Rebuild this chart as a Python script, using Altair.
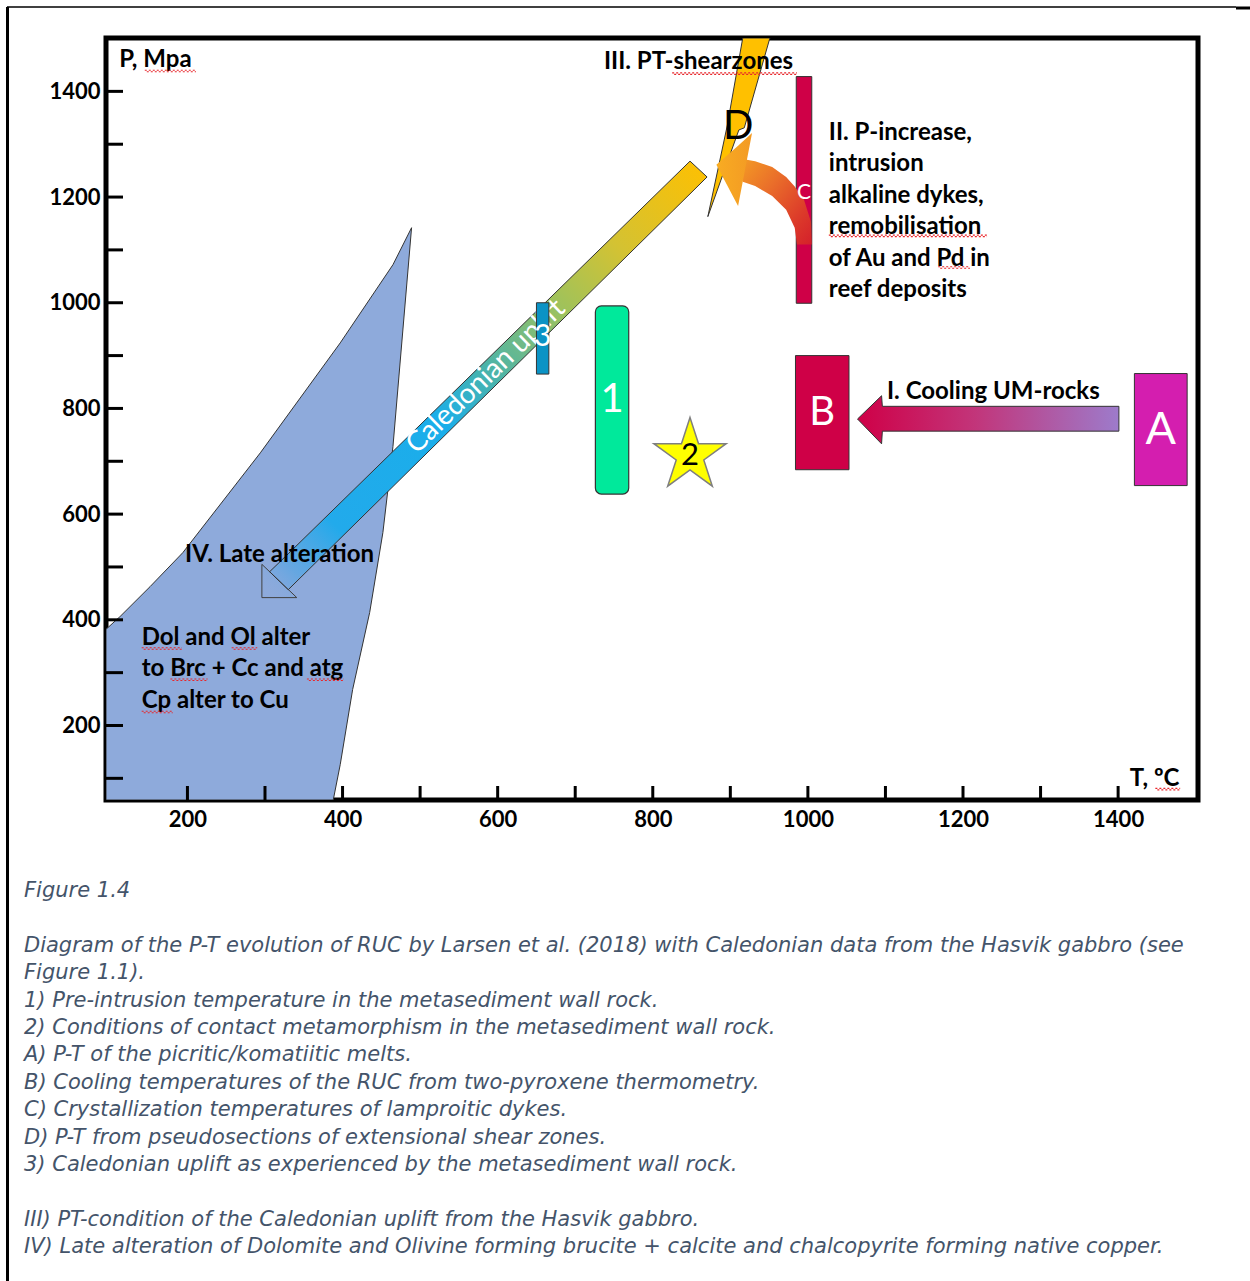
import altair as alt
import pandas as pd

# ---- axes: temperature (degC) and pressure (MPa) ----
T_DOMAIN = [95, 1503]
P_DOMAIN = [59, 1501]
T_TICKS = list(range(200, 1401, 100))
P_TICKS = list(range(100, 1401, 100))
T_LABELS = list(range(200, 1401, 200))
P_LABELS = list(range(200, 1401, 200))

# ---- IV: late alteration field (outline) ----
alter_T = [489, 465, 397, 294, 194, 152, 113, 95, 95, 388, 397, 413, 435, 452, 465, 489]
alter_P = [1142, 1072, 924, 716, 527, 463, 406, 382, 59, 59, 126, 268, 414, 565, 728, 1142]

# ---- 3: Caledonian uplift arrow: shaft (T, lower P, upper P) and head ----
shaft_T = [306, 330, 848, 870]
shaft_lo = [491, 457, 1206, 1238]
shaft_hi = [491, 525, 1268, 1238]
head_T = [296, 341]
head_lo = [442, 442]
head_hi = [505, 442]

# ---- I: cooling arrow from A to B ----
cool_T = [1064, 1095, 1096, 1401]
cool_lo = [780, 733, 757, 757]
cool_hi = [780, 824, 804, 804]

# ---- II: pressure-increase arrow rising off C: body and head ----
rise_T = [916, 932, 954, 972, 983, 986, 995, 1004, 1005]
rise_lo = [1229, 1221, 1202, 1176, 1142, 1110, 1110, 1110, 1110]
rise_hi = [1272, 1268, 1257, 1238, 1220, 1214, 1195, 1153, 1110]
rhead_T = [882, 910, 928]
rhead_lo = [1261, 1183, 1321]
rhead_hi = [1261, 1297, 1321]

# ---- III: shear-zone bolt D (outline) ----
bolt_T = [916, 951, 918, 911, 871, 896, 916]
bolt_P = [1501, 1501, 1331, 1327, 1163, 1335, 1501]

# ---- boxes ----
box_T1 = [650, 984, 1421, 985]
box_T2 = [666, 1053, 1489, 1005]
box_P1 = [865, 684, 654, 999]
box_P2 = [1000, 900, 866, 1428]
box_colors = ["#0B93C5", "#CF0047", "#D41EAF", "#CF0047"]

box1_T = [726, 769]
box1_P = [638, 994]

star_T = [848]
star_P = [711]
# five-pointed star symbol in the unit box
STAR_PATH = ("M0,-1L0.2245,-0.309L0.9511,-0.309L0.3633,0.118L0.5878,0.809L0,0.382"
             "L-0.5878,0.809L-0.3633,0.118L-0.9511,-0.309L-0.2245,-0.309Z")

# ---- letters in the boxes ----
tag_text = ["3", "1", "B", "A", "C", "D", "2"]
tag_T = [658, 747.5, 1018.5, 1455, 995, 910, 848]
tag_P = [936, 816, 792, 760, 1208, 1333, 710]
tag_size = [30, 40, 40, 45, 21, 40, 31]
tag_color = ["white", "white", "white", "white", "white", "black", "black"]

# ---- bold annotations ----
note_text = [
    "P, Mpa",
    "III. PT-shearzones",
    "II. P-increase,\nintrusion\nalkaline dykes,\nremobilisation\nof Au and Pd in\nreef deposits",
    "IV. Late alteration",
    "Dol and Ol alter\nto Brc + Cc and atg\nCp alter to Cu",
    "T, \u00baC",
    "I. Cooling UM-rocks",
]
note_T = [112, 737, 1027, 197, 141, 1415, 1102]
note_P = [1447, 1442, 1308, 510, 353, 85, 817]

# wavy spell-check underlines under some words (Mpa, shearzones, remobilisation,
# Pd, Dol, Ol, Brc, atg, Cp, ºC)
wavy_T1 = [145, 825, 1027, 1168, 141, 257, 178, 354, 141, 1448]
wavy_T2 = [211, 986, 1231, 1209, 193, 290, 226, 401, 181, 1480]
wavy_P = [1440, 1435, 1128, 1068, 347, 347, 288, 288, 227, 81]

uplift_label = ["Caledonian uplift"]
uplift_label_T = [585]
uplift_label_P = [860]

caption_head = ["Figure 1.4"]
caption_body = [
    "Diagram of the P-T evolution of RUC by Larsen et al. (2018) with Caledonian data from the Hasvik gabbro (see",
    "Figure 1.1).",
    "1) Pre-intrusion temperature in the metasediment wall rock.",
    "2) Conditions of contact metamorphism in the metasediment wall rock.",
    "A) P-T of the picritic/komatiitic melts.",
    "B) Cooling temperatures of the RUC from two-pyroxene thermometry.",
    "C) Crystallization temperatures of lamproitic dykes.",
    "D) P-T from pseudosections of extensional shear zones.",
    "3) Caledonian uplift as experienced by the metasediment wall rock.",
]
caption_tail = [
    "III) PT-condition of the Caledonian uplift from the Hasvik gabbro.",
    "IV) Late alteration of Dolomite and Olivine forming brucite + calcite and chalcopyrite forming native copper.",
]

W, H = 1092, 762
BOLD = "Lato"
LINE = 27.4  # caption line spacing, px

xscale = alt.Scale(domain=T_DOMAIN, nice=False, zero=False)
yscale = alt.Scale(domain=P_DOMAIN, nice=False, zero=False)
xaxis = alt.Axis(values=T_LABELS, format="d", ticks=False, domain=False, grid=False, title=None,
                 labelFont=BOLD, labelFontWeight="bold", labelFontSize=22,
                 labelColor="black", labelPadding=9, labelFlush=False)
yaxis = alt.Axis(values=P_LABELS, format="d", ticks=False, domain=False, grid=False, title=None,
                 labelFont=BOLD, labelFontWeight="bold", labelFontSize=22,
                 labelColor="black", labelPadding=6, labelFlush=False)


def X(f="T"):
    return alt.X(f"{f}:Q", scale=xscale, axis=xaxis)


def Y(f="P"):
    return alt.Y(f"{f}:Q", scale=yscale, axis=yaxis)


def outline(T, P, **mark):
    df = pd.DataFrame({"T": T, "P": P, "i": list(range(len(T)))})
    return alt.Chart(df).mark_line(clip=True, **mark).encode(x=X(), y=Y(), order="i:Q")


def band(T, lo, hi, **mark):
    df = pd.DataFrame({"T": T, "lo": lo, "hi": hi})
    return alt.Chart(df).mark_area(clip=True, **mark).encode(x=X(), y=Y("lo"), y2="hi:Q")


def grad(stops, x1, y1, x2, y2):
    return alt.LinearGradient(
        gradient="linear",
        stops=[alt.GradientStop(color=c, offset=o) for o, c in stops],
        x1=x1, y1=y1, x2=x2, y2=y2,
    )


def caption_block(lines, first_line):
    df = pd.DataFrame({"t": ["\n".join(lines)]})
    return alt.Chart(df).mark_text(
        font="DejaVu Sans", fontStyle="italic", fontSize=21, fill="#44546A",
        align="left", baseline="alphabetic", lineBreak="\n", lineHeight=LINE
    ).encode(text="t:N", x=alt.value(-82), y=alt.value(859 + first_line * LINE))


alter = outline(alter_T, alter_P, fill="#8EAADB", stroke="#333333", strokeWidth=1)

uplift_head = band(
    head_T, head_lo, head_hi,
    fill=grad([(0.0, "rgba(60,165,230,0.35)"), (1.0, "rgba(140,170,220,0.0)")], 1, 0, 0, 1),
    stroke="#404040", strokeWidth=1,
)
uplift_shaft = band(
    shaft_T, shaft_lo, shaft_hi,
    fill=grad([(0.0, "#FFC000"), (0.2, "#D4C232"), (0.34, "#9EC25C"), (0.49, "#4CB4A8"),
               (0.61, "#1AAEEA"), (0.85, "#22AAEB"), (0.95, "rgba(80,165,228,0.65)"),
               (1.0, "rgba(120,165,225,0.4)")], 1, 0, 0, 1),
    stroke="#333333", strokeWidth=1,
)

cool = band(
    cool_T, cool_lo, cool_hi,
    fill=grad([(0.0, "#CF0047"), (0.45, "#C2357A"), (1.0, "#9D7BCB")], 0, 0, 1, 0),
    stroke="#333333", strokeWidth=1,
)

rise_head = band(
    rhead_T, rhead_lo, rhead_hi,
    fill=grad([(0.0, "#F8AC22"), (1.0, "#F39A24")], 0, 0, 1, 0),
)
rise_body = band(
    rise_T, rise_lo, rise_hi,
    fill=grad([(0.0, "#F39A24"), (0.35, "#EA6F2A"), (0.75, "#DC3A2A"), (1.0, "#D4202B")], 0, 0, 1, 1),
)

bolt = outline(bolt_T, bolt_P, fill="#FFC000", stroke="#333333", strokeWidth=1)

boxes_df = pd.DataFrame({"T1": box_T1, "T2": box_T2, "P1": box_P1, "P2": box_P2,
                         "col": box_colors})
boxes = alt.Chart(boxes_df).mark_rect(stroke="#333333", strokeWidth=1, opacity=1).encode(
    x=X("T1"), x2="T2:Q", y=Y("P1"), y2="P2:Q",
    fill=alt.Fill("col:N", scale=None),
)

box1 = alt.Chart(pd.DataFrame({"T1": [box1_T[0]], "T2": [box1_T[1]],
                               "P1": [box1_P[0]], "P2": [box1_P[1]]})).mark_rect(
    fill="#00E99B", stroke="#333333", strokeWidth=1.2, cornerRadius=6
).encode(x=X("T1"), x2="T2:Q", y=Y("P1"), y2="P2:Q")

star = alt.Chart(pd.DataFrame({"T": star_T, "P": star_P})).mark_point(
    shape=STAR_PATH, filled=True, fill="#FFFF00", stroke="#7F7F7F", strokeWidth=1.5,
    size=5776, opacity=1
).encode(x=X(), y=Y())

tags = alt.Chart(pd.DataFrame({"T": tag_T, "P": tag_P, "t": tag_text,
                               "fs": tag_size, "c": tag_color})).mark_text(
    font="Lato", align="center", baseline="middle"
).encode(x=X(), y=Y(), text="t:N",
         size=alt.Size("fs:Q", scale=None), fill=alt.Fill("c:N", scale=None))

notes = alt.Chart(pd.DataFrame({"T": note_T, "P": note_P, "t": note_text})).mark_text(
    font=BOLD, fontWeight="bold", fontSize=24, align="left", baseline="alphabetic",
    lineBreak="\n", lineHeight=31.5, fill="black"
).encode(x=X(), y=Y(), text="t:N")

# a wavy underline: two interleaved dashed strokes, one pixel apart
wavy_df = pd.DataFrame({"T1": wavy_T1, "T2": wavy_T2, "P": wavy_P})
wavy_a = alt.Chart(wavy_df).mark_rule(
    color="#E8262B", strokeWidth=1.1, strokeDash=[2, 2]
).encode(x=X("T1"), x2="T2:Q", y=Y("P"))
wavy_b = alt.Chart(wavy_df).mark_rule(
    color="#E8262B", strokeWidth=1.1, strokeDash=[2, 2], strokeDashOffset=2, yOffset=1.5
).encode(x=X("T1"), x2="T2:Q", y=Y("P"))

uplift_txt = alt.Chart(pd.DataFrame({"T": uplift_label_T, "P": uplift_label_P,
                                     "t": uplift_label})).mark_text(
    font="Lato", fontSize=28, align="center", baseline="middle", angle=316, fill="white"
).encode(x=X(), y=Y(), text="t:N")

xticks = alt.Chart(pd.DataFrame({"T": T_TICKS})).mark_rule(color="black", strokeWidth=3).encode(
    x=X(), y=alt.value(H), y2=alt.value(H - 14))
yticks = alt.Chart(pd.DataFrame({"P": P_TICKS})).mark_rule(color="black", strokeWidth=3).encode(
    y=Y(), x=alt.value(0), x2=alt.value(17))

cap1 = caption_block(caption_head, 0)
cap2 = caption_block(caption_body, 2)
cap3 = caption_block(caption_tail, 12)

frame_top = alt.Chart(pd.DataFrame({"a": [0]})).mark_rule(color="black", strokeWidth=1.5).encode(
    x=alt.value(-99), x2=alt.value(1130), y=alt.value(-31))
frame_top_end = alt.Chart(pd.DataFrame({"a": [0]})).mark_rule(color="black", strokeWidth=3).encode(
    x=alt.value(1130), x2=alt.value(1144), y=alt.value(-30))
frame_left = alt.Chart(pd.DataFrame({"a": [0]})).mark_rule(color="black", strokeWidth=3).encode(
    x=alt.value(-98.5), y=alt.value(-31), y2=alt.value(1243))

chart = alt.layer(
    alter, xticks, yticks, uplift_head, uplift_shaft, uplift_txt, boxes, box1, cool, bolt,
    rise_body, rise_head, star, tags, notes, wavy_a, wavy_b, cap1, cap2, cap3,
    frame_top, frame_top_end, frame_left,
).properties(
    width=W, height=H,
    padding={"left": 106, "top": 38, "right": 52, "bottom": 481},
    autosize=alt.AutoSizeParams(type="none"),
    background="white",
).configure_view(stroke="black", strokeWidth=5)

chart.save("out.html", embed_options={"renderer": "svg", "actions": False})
------------------------
From the first line above to the line containing "565, 728, 1142]", repeat each line exactly. Pictures stay out.

Worked answer.
Rebuild this chart as a Python script, using Altair.
import altair as alt
import pandas as pd

# ---- axes: temperature (degC) and pressure (MPa) ----
T_DOMAIN = [95, 1503]
P_DOMAIN = [59, 1501]
T_TICKS = list(range(200, 1401, 100))
P_TICKS = list(range(100, 1401, 100))
T_LABELS = list(range(200, 1401, 200))
P_LABELS = list(range(200, 1401, 200))

# ---- IV: late alteration field (outline) ----
alter_T = [489, 465, 397, 294, 194, 152, 113, 95, 95, 388, 397, 413, 435, 452, 465, 489]
alter_P = [1142, 1072, 924, 716, 527, 463, 406, 382, 59, 59, 126, 268, 414, 565, 728, 1142]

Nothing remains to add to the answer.